Sometimes if you have a good eye, you can catch how some of these treasure hunting shows stretch reality. To me, that can be the most interesting part of the show. Sort of like spotting bloopers in shows or movies.
I remember one of the shows (Beyond Oak Island) visited a small lake not long ago. Can't remember the details about the folk lore, but the show focused a bit on two mysterious marking going down a small hill to the lake. Of course, there had to be some unworldly explanation for the markings and something at the bottom of the lake. Then in another scene not related to the earlier, you could spot just for a second, posts from a pier long since gone in the same spot. The 'mystery markings' likely were vehicle tracks from a couple of guys going to their favorite fishing pier ages ago.

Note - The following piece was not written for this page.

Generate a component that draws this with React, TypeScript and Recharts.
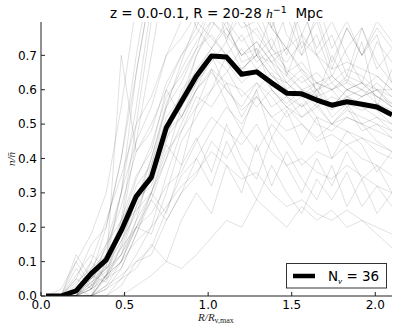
import React from 'react';
import { LineChart, Line, XAxis, YAxis } from 'recharts';

// bin centres in units of R/R_v,max
const binCentres = [
  0.03, 0.12, 0.21, 0.3, 0.39, 0.48, 0.57, 0.66, 0.75, 0.84, 0.93, 1.02,
  1.11, 1.2, 1.29, 1.38, 1.47, 1.56, 1.65, 1.74, 1.83, 1.92, 2.01, 2.1,
];

// stacked (mean) profile - the thick black line
const meanProfile = [
  0, 0, 0.015, 0.065, 0.105, 0.19, 0.29, 0.345, 0.49, 0.565, 0.64, 0.698,
  0.695, 0.645, 0.652, 0.62, 0.59, 0.588, 0.57, 0.555, 0.565, 0.558, 0.55, 0.527,
];

// individual voids (thin grey lines)
const voidProfiles: number[][] = [
  [0, 0, 0, 0.05, 0.12, 0.3, 0.55, 0.85, 1.0, 0.9, 0.78, 0.92, 0.74, 0.88, 0.7, 0.82, 0.64, 0.76, 0.58, 0.7, 0.62, 0.74, 0.55, 0.66],
  [0, 0, 0.1, 0.03, 0.15, 0.22, 0.35, 0.42, 0.6, 0.7, 0.78, 0.72, 0.8, 0.68, 0.7, 0.75, 0.65, 0.6, 0.62, 0.55, 0.6, 0.58, 0.6, 0.55],
  [0, 0, 0, 0, 0.05, 0.08, 0.18, 0.3, 0.44, 0.38, 0.55, 0.66, 0.56, 0.48, 0.6, 0.46, 0.54, 0.44, 0.52, 0.4, 0.48, 0.44, 0.36, 0.42],
  [0, 0, 0, 0.1, 0.05, 0.2, 0.45, 0.7, 0.95, 1.05, 1.1, 0.95, 1.0, 0.85, 0.92, 0.78, 0.88, 0.72, 0.8, 0.66, 0.78, 0.7, 0.76, 0.62],
  [0, 0, 0, 0, 0, 0.03, 0.1, 0.12, 0.22, 0.3, 0.35, 0.45, 0.4, 0.48, 0.42, 0.5, 0.45, 0.38, 0.42, 0.4, 0.44, 0.4, 0.38, 0.35],
  [0, 0, 0.05, 0.15, 0.2, 0.4, 0.7, 0.95, 1.1, 1.2, 1.0, 1.05, 0.9, 0.98, 0.85, 0.72, 0.82, 0.7, 0.76, 0.64, 0.72, 0.78, 0.66, 0.72],
  [0, 0, 0, 0.04, 0.08, 0.12, 0.2, 0.18, 0.3, 0.45, 0.52, 0.6, 0.7, 0.65, 0.72, 0.6, 0.55, 0.58, 0.52, 0.5, 0.55, 0.48, 0.5, 0.46],
  [0, 0, 0, 0, 0.02, 0.05, 0.08, 0.15, 0.1, 0.22, 0.3, 0.24, 0.38, 0.3, 0.44, 0.32, 0.42, 0.34, 0.28, 0.38, 0.26, 0.34, 0.24, 0.3],
  [0, 0, 0, 0.06, 0.04, 0.15, 0.28, 0.4, 0.55, 0.62, 0.72, 0.85, 0.78, 0.7, 0.74, 0.68, 0.6, 0.64, 0.58, 0.6, 0.55, 0.58, 0.6, 0.56],
  [0, 0, 0.02, 0, 0.1, 0.3, 0.65, 0.9, 1.1, 1.2, 1.1, 0.95, 1.0, 0.82, 0.94, 0.8, 0.7, 0.84, 0.72, 0.8, 0.7, 0.62, 0.74, 0.68],
  [0, 0, 0, 0, 0, 0, 0.03, 0.06, 0.1, 0.08, 0.12, 0.17, 0.22, 0.2, 0.28, 0.24, 0.2, 0.26, 0.22, 0.25, 0.2, 0.22, 0.18, 0.14],
  [0, 0, 0.08, 0.02, 0.06, 0.1, 0.2, 0.3, 0.42, 0.48, 0.58, 0.55, 0.62, 0.52, 0.6, 0.65, 0.58, 0.55, 0.6, 0.52, 0.56, 0.5, 0.52, 0.48],
  [0, 0, 0, 0.02, 0.1, 0.18, 0.32, 0.38, 0.52, 0.58, 0.7, 0.8, 0.75, 0.82, 0.7, 0.68, 0.72, 0.65, 0.6, 0.64, 0.6, 0.62, 0.58, 0.55],
  [0, 0, 0, 0, 0.06, 0.12, 0.22, 0.3, 0.24, 0.38, 0.46, 0.36, 0.5, 0.4, 0.34, 0.46, 0.38, 0.3, 0.4, 0.32, 0.42, 0.34, 0.38, 0.3],
  [0, 0, 0, 0.08, 0.15, 0.3, 0.45, 0.55, 0.7, 0.75, 0.82, 0.9, 0.85, 0.78, 0.8, 0.72, 0.68, 0.74, 0.7, 0.62, 0.66, 0.64, 0.6, 0.58],
  [0, 0.02, 0.1, 0.18, 0.3, 0.55, 0.85, 1.05, 1.15, 1.0, 1.1, 1.15, 0.98, 0.86, 0.96, 0.82, 0.88, 0.76, 0.86, 0.72, 0.8, 0.7, 0.78, 0.72],
  [0, 0, 0, 0, 0.03, 0.06, 0.1, 0.14, 0.25, 0.35, 0.4, 0.48, 0.55, 0.5, 0.58, 0.52, 0.48, 0.5, 0.45, 0.47, 0.44, 0.46, 0.42, 0.4],
  [0, 0, 0, 0.05, 0.1, 0.22, 0.3, 0.35, 0.5, 0.55, 0.62, 0.68, 0.74, 0.66, 0.7, 0.64, 0.6, 0.55, 0.58, 0.54, 0.58, 0.55, 0.52, 0.5],
  [0, 0, 0.04, 0.08, 0.12, 0.2, 0.25, 0.3, 0.4, 0.5, 0.6, 0.65, 0.6, 0.55, 0.62, 0.58, 0.52, 0.56, 0.5, 0.48, 0.52, 0.5, 0.45, 0.42],
  [0, 0, 0, 0.02, 0.05, 0.1, 0.22, 0.38, 0.55, 0.68, 0.8, 0.75, 0.7, 0.76, 0.68, 0.72, 0.66, 0.62, 0.65, 0.6, 0.62, 0.6, 0.58, 0.55],
  [0, 0, 0, 0, 0.06, 0.22, 0.5, 0.8, 1.0, 1.1, 1.0, 1.1, 0.9, 0.8, 0.92, 0.78, 0.72, 0.86, 0.7, 0.76, 0.64, 0.78, 0.68, 0.62],
  [0, 0, 0.06, 0.12, 0.08, 0.14, 0.2, 0.24, 0.32, 0.36, 0.45, 0.52, 0.48, 0.44, 0.5, 0.42, 0.38, 0.4, 0.36, 0.34, 0.38, 0.35, 0.32, 0.3],
  [0, 0, 0, 0.03, 0.08, 0.16, 0.28, 0.32, 0.45, 0.6, 0.65, 0.72, 0.68, 0.62, 0.66, 0.6, 0.56, 0.6, 0.58, 0.55, 0.6, 0.58, 0.62, 0.58],
  [0, 0, 0, 0, 0, 0.05, 0.12, 0.2, 0.35, 0.48, 0.55, 0.6, 0.65, 0.72, 0.66, 0.7, 0.62, 0.58, 0.62, 0.6, 0.64, 0.62, 0.6, 0.6],
  [0, 0, 0.03, 0.1, 0.22, 0.35, 0.5, 0.58, 0.7, 0.8, 0.88, 0.82, 0.92, 0.8, 0.76, 0.7, 0.72, 0.66, 0.62, 0.64, 0.6, 0.62, 0.58, 0.56],
  [0, 0, 0, 0, 0.02, 0.08, 0.18, 0.28, 0.22, 0.3, 0.4, 0.32, 0.45, 0.36, 0.28, 0.38, 0.3, 0.24, 0.34, 0.28, 0.36, 0.26, 0.32, 0.26],
  [0, 0, 0.02, 0.06, 0.14, 0.26, 0.42, 0.48, 0.62, 0.7, 0.76, 0.84, 0.8, 0.74, 0.78, 0.7, 0.65, 0.68, 0.62, 0.6, 0.63, 0.6, 0.64, 0.6],
  [0, 0, 0, 0.04, 0.07, 0.12, 0.26, 0.34, 0.46, 0.52, 0.6, 0.66, 0.62, 0.6, 0.55, 0.6, 0.55, 0.52, 0.56, 0.5, 0.54, 0.52, 0.5, 0.48],
  [0, 0, 0, 0, 0.03, 0.1, 0.2, 0.28, 0.4, 0.55, 0.7, 0.78, 0.86, 0.8, 0.84, 0.78, 0.72, 0.76, 0.7, 0.66, 0.68, 0.66, 0.64, 0.6],
  [0, 0, 0.05, 0.02, 0.12, 0.2, 0.3, 0.36, 0.48, 0.52, 0.6, 0.7, 0.66, 0.58, 0.62, 0.55, 0.58, 0.52, 0.55, 0.5, 0.52, 0.5, 0.48, 0.46],
  [0, 0, 0, 0.06, 0.2, 0.4, 0.65, 0.9, 1.05, 0.95, 1.05, 0.98, 0.86, 0.94, 0.8, 0.9, 0.76, 0.7, 0.82, 0.68, 0.78, 0.7, 0.8, 0.74],
  [0, 0, 0, 0, 0.06, 0.1, 0.16, 0.2, 0.26, 0.32, 0.36, 0.42, 0.38, 0.34, 0.36, 0.3, 0.26, 0.28, 0.24, 0.22, 0.25, 0.22, 0.2, 0.18],
  [0, 0, 0.02, 0.05, 0.1, 0.2, 0.34, 0.44, 0.58, 0.64, 0.72, 0.76, 0.7, 0.66, 0.7, 0.64, 0.62, 0.58, 0.6, 0.55, 0.58, 0.56, 0.54, 0.5],
  [0, 0, 0, 0.02, 0.09, 0.16, 0.24, 0.36, 0.5, 0.58, 0.66, 0.72, 0.78, 0.7, 0.74, 0.68, 0.64, 0.6, 0.55, 0.58, 0.56, 0.54, 0.56, 0.52],
  [0, 0, 0.12, 0.05, 0.08, 0.7, 0.42, 0.5, 0.6, 0.52, 0.62, 0.7, 0.6, 0.54, 0.58, 0.52, 0.55, 0.5, 0.46, 0.5, 0.48, 0.46, 0.44, 0.42],
  [0, 0, 0, 0.03, 0.06, 0.14, 0.26, 0.4, 0.56, 0.66, 0.74, 0.8, 0.76, 0.7, 0.72, 0.66, 0.62, 0.66, 0.6, 0.62, 0.58, 0.6, 0.56, 0.54],
];

const xTicks = [0, 0.5, 1.0, 1.5, 2.0];
const yTicks = [0, 0.1, 0.2, 0.3, 0.4, 0.5, 0.6, 0.7];

const W = 399;
const H = 330;
const FONT = '"DejaVu Sans", sans-serif';
const MATH = '"Liberation Serif", "DejaVu Serif", serif';

const tickStyle = { fill: '#000', fontSize: 12, fontFamily: FONT };

const App: React.FC = () => {
  const rows = binCentres.map((x, i) => {
    const r: Record<string, number> = { x, mean: meanProfile[i] };
    voidProfiles.forEach((v, j) => {
      r['v' + j] = v[i];
    });
    return r;
  });

  return (
    <div style={{ position: 'absolute', left: 0, top: 0, width: W, height: H, background: '#fff' }}>
      <LineChart width={W} height={H} data={rows} margin={{ top: 22, right: 7, bottom: 0, left: 0 }}>
        <XAxis
          dataKey="x"
          type="number"
          domain={[0, 2.1]}
          ticks={xTicks}
          allowDataOverflow
          tickFormatter={(v: number) => v.toFixed(1)}
          height={34}
          tickSize={-4}
          tickMargin={8}
          tick={tickStyle}
          stroke="#222"
        />
        <XAxis
          xAxisId="top"
          orientation="top"
          dataKey="x"
          type="number"
          domain={[0, 2.1]}
          ticks={xTicks}
          allowDataOverflow
          height={0}
          tickSize={-4}
          tick={false}
          stroke="#222"
        />
        <YAxis
          type="number"
          domain={[0, 0.797]}
          ticks={yTicks}
          allowDataOverflow
          tickFormatter={(v: number) => v.toFixed(1)}
          width={41}
          tickSize={-4}
          tickMargin={8}
          tick={tickStyle}
          stroke="#222"
        />
        <YAxis
          yAxisId="right"
          orientation="right"
          type="number"
          domain={[0, 0.797]}
          ticks={yTicks}
          allowDataOverflow
          width={0}
          tickSize={-4}
          tick={false}
          stroke="#222"
        />
        {voidProfiles.map((_, j) => (
          <Line
            key={j}
            dataKey={'v' + j}
            stroke="#000"
            strokeOpacity={0.12}
            strokeWidth={1}
            dot={false}
            activeDot={false}
            isAnimationActive={false}
          />
        ))}
        <Line
          dataKey="mean"
          stroke="#000"
          strokeWidth={5}
          strokeLinejoin="round"
          dot={false}
          activeDot={false}
          isAnimationActive={false}
        />
      </LineChart>

      <svg width={W} height={H} style={{ position: 'absolute', left: 0, top: 0, pointerEvents: 'none' }}>
        <text x={216.5} y={18} textAnchor="middle" fontSize={13.5} fontFamily={FONT} style={{ whiteSpace: 'pre' }}>
          z = 0.0-0.1, R = 20-28 <tspan fontFamily={MATH} fontStyle="italic">h</tspan>
          <tspan dy={-5} fontSize={9.5}>−1</tspan>
          <tspan dy={5}>  Mpc</tspan>
        </text>
        <text
          transform="translate(15,159) rotate(-90)"
          textAnchor="middle"
          fontSize={11}
          fontFamily={MATH}
          fontStyle="italic"
          fill="#222"
        >
          n/n̄
        </text>
        <text x={216} y={321} textAnchor="middle" fontSize={11} fontFamily={MATH} fill="#222">
          <tspan fontStyle="italic">R/R</tspan>
          <tspan dy={2} fontSize={8}>v,max</tspan>
        </text>

        <rect x={286.5} y={263.5} width={100} height={24.5} fill="#fff" stroke="#333" strokeWidth={1} />
        <line x1={293} x2={315} y1={276} y2={276} stroke="#000" strokeWidth={4.5} />
        <text x={328} y={281} fontSize={13.5} fontFamily={FONT} style={{ whiteSpace: 'pre' }}>
          N<tspan dy={3} fontSize={9} fontFamily={MATH} fontStyle="italic">v</tspan>
          <tspan dy={-3}> = 36</tspan>
        </text>
      </svg>
    </div>
  );
};

export default App;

Another show, not related to Oak Island, had to do with something about a bank in a town if I recall correctly. Something about houses and tunnels between them, and maybe a tunnel going to the bank vaguely come to mind. I recall the crew standing in a basement and someone was explaining how the wall appeared to have different bricks. Clearly that was a sign there was (or is) a secret tunnel entrance going to the house across the street. The problem? It was an old house, the kind where the basement (below ground) is only 4 or so feet, with the rest above ground. What gave it away? A basement window right next to where they were pointing at the wall. Then a scene where they are looking at the ground, next to the side of the house and you can see the 1st floor was about 3 up from the brick foundation. So either the tunnel was for a 3 year old bank robber, or you had to traverse on your stomach. Or maybe somebody just patched a bad spot in the brick wall. But to the producers, digging a tunnel in 4 ft. of dirt under a street to another house made more sense than just stashing some loot in a wheelbarrow and carting it across the street in the middle of the night.
The SkinWalker Ranch is another one when they get out their RF electronics and start looking for signals. I'm an RF engineer and when they fire up their 'spectrum analyzer' (i.e. a $20 USB receiver stick from Amazon), it is truly cringeworthy to watch.
I think I have more fun spotting these moments than watching the treasure hunting aspect.